Esfandiar Mohammadi post at esfandiar-mohammadi.de
Tue Jul 23 23:36:12 UTC 2013


in WPES 2012 [2], Aniket Kate and me introduced Ace, an alternative for Tor's current handshake protocol ntor (which was also briefly discussed on this list [4]). Back then, no implementation for the double scalar multiplication operation (a * b + c * d) on Curve25519 was available. But recently, Robert Ransom implemented in his celator library [1] a highly efficient double scalar multiplication which is suitable for our handshake protocol Ace.

In an internship with us, Shivanker Goel implemented and run comparative benchmarks of the Ace protocol, using Robert's celator library [1], and the current ntor implementation. Here are the benchmarks:

64-bit architecture:
Ace: 401,129 cycles,
ntor: 472,772 cycles,

32-bit architecture:
Ace: 2,797,303 cycles,
ntor: 5,179,069 cycles,

About the benchmarks:

* For cleaning the cache, the benchmarks runs the handshake 1000 times prior to starting the benchmarks. Then, we used a tsc_read() function to count the cycles, repeated the handshake 5000 times and computed the average of the cycles.

* In order not to be forced to import too many functions from the Tor library, we do not use the function dimap_search, which looks up the secret key for a given public key, in the benchmarks.

* We assume that ephemeral keys are precomputed, e.g., in idle cycles. In the benchmarks these ephemeral keys are received as an input.

* For the benchmarks hyper-threading and overclocking were disabled and gcc-4.8 with "-O2" optimizations was used.

The code is available online [2]. We also tried to formulate a tor-style proposal, which is also available online [3].

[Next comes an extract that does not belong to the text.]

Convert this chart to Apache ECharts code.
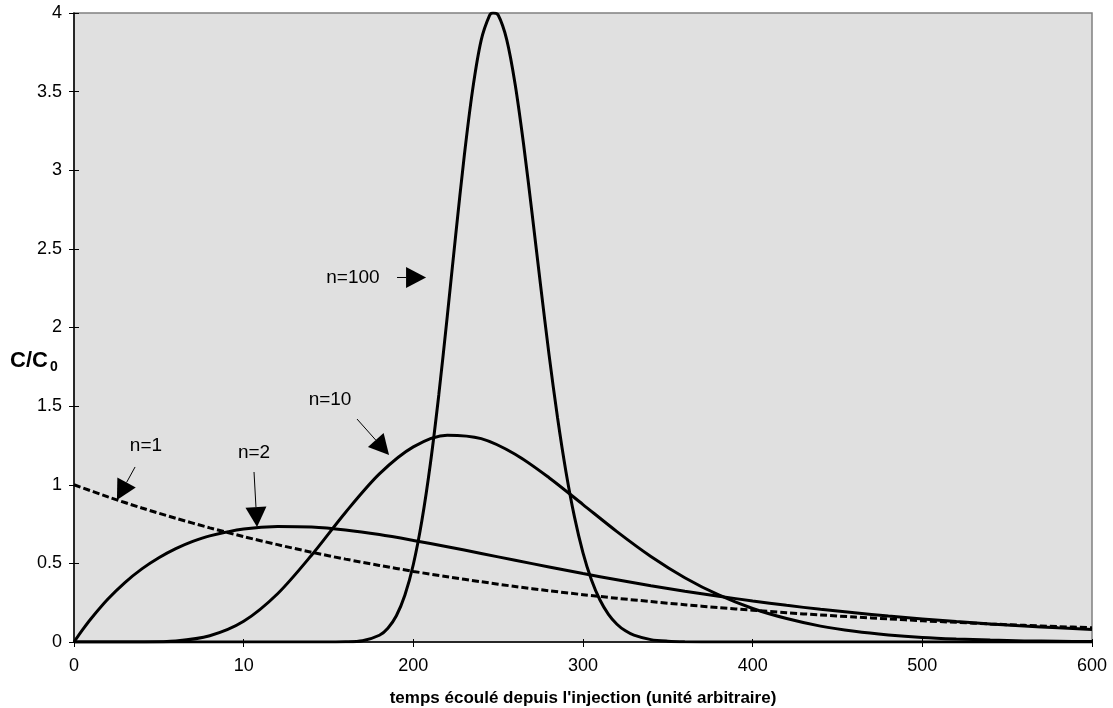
<!DOCTYPE html>
<html>
<head>
<meta charset="utf-8">
<script src="https://cdn.jsdelivr.net/npm/echarts@6/dist/echarts.min.js"></script>
<style>
html,body{margin:0;padding:0;background:#fff;}
#c{width:1113px;height:708px;}
</style>
</head>
<body>
<div id="c"></div>
<script>
// ---- data ----
const xTickLabels = ['0', '10', '200', '300', '400', '500', '600'];
const yTickLabels = ['0', '0.5', '1', '1.5', '2', '2.5', '3', '3.5', '4'];

const tN1 = [0,20,40,60,80,100,120,140,160,180,200,220,240,260,280,300,320,340,360,380,400,420,440,460,480,500,520,540,560,580,600];
const vN1 = [1,0.923,0.852,0.787,0.726,0.670,0.619,0.571,0.527,0.487,0.449,0.415,0.383,0.353,0.326,0.301,0.278,0.257,0.237,0.219,0.202,0.186,0.172,0.159,0.147,0.135,0.125,0.115,0.106,0.098,0.091];

const tN2 = [0,5,10,20,30,40,50,60,70,80,100,120,140,160,180,200,220,240,260,280,300,320,340,360,380,400,420,440,460,480,500,520,540,560,580,600];
const vN2 = [0,0.077,0.148,0.273,0.378,0.465,0.536,0.594,0.640,0.675,0.719,0.735,0.731,0.712,0.683,0.646,0.606,0.563,0.520,0.477,0.435,0.396,0.358,0.323,0.291,0.261,0.233,0.208,0.186,0.165,0.147,0.130,0.115,0.102,0.090,0.079];

const tN10 = [0,20,40,60,80,100,120,140,160,180,200,220,240,260,280,300,320,340,360,380,400,420,440,460,480,500,520,540,560,580,600];
const vN10 = [0,0,0.0004,0.0066,0.040,0.132,0.307,0.552,0.824,1.069,1.241,1.315,1.293,1.194,1.045,0.874,0.702,0.544,0.409,0.299,0.213,0.149,0.101,0.068,0.045,0.029,0.019,0.012,0.007,0.0045,0.0027];

const tN100 = [0,140,150,160,170,180,185,190,195,200,205,210,215,220,225,230,235,240,245,247,250,255,260,265,270,275,280,285,290,295,300,305,310,315,320,325,330,340,350,360,380,600];
const vN100 = [0,0,0.0001,0.0011,0.0082,0.043,0.088,0.167,0.297,0.493,0.769,1.130,1.571,2.071,2.591,3.090,3.516,3.827,3.986,4.0,3.987,3.832,3.547,3.164,2.724,2.268,1.826,1.426,1.080,0.794,0.567,0.394,0.267,0.176,0.113,0.071,0.044,0.015,0.005,0.0015,0,0];

// annotations (data coordinates)
const annLabels = ['n=1', 'n=2', 'n=10', 'n=100'];
const annTextPos = [[42.4, 1.246], [106.1, 1.202], [150.9, 1.539], [164.4, 2.318]];
const annArrowFrom = [[36.0, 1.113], [106.1, 1.081], [166.8, 1.418], [190.4, 2.318]];
const annArrowTo = [[25.3, 0.903], [107.9, 0.731], [185.7, 1.189], [207.5, 2.318]];

const xTitle = "temps écoulé depuis l'injection (unité arbitraire)";
// --------------------------------------

const FONT = 'Arial, "Liberation Sans", Helvetica, sans-serif';
const zip = (t, v) => t.map((x, i) => [x, v[i]]);

const chart = echarts.init(document.getElementById('c'), null, {renderer: 'canvas'});

function lineSeries(name, t, v, dashed) {
  return {
    name: name,
    type: 'line',
    data: zip(t, v),
    showSymbol: false,
    symbol: 'none',
    smooth: 0.3,
    clip: true,
    lineStyle: {color: '#000', width: 3, type: dashed ? [7, 3] : 'solid'},
    itemStyle: {color: '#000'},
    emphasis: {disabled: true},
    z: 3
  };
}

const option = {
  animation: false,
  backgroundColor: '#ffffff',
  textStyle: {fontFamily: FONT},
  grid: {
    left: 74, right: 21, top: 13, bottom: 66,
    containLabel: false,
    outerBoundsMode: 'none',
    show: true,
    backgroundColor: '#e0e0e0',
    borderColor: '#808080',
    borderWidth: 1.5
  },
  xAxis: [{
    type: 'value', min: 0, max: 600, interval: 100,
    position: 'bottom',
    name: xTitle, nameLocation: 'middle', nameGap: 48,
    nameTextStyle: {fontFamily: FONT, fontSize: 17, fontWeight: 'bold', color: '#000'},
    axisLine: {show: true, onZero: false, lineStyle: {color: '#000', width: 1.5}},
    axisTick: {show: true, inside: false, length: 5, lineStyle: {color: '#000', width: 1}},
    axisLabel: {
      show: true, margin: 15, color: '#000', fontFamily: FONT, fontSize: 18,
      formatter: function (v) { return xTickLabels[Math.round(v / 100)]; }
    },
    splitLine: {show: false}
  }, {
    type: 'value', min: 0, max: 600, interval: 100,
    position: 'bottom', offset: 0,
    axisLine: {show: false},
    axisTick: {show: true, inside: true, length: 3, lineStyle: {color: '#000', width: 1}},
    axisLabel: {show: false},
    splitLine: {show: false}
  }],
  yAxis: [{
    type: 'value', min: 0, max: 4, interval: 0.5,
    position: 'left',
    axisLine: {show: true, onZero: false, lineStyle: {color: '#000', width: 1.5}},
    axisTick: {show: true, inside: false, length: 5, lineStyle: {color: '#000', width: 1}},
    axisLabel: {
      show: true, margin: 12, color: '#000', fontFamily: FONT, fontSize: 18,
      formatter: function (v) { return yTickLabels[Math.round(v / 0.5)]; }
    },
    splitLine: {show: false}
  }, {
    type: 'value', min: 0, max: 4, interval: 0.5,
    position: 'left', offset: 0,
    axisLine: {show: false},
    axisTick: {show: true, inside: true, length: 5, lineStyle: {color: '#000', width: 1}},
    axisLabel: {show: false},
    splitLine: {show: false}
  }],
  series: [
    lineSeries('n=1', tN1, vN1, true),
    lineSeries('n=2', tN2, vN2, false),
    lineSeries('n=10', tN10, vN10, false),
    lineSeries('n=100', tN100, vN100, false)
  ]
};

chart.setOption(option);

// build annotations (labels + arrows) from data coordinates
const graphics = [];
const HEAD_LEN = 20, HEAD_HALF = 10.5;
for (let i = 0; i < annLabels.length; i++) {
  const tp = chart.convertToPixel({xAxisIndex: 0, yAxisIndex: 0}, annTextPos[i]);
  const a = chart.convertToPixel({xAxisIndex: 0, yAxisIndex: 0}, annArrowFrom[i]);
  const b = chart.convertToPixel({xAxisIndex: 0, yAxisIndex: 0}, annArrowTo[i]);
  const dx = b[0] - a[0], dy = b[1] - a[1];
  const L = Math.sqrt(dx * dx + dy * dy);
  const ux = dx / L, uy = dy / L;
  const bx = b[0] - ux * HEAD_LEN, by = b[1] - uy * HEAD_LEN;
  graphics.push({
    type: 'text', x: tp[0], y: tp[1], z: 10,
    style: {text: annLabels[i], fontFamily: FONT, fontSize: 19, fill: '#000', align: 'center', verticalAlign: 'middle'}
  });
  graphics.push({
    type: 'line', z: 10,
    shape: {x1: a[0], y1: a[1], x2: bx, y2: by},
    style: {stroke: '#000', lineWidth: 1}
  });
  graphics.push({
    type: 'polygon', z: 10,
    shape: {points: [[b[0], b[1]], [bx - uy * HEAD_HALF, by + ux * HEAD_HALF], [bx + uy * HEAD_HALF, by - ux * HEAD_HALF]]},
    style: {fill: '#000'}
  });
}
// y-axis title C/C0
graphics.push({
  type: 'text', x: 10, y: 361, z: 10,
  style: {text: 'C/C', fontFamily: FONT, fontSize: 22, fontWeight: 'bold', fill: '#000', align: 'left', verticalAlign: 'middle'}
});
graphics.push({
  type: 'text', x: 50, y: 367, z: 10,
  style: {text: '0', fontFamily: FONT, fontSize: 14, fontWeight: 'bold', fill: '#000', align: 'left', verticalAlign: 'middle'}
});
chart.setOption({graphic: graphics});
</script>
</body>
</html>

Any feedback, comments, or suggestions are welcome.

- Esfandiar

[1] http://www.infsec.cs.uni-saarland.de/~mohammadi/ace/celator.tar.gz
[2] http://www.infsec.cs.uni-saarland.de/~mohammadi/ace/ace-benchmarks.tar.gz
[3] http://www.infsec.cs.uni-saarland.de/~mohammadi/ace/ace-handshake.txt
[4] It was discussed in the thread "Another key exchange algorithm for extending circuits:	alternative to ntor?" from August 2012.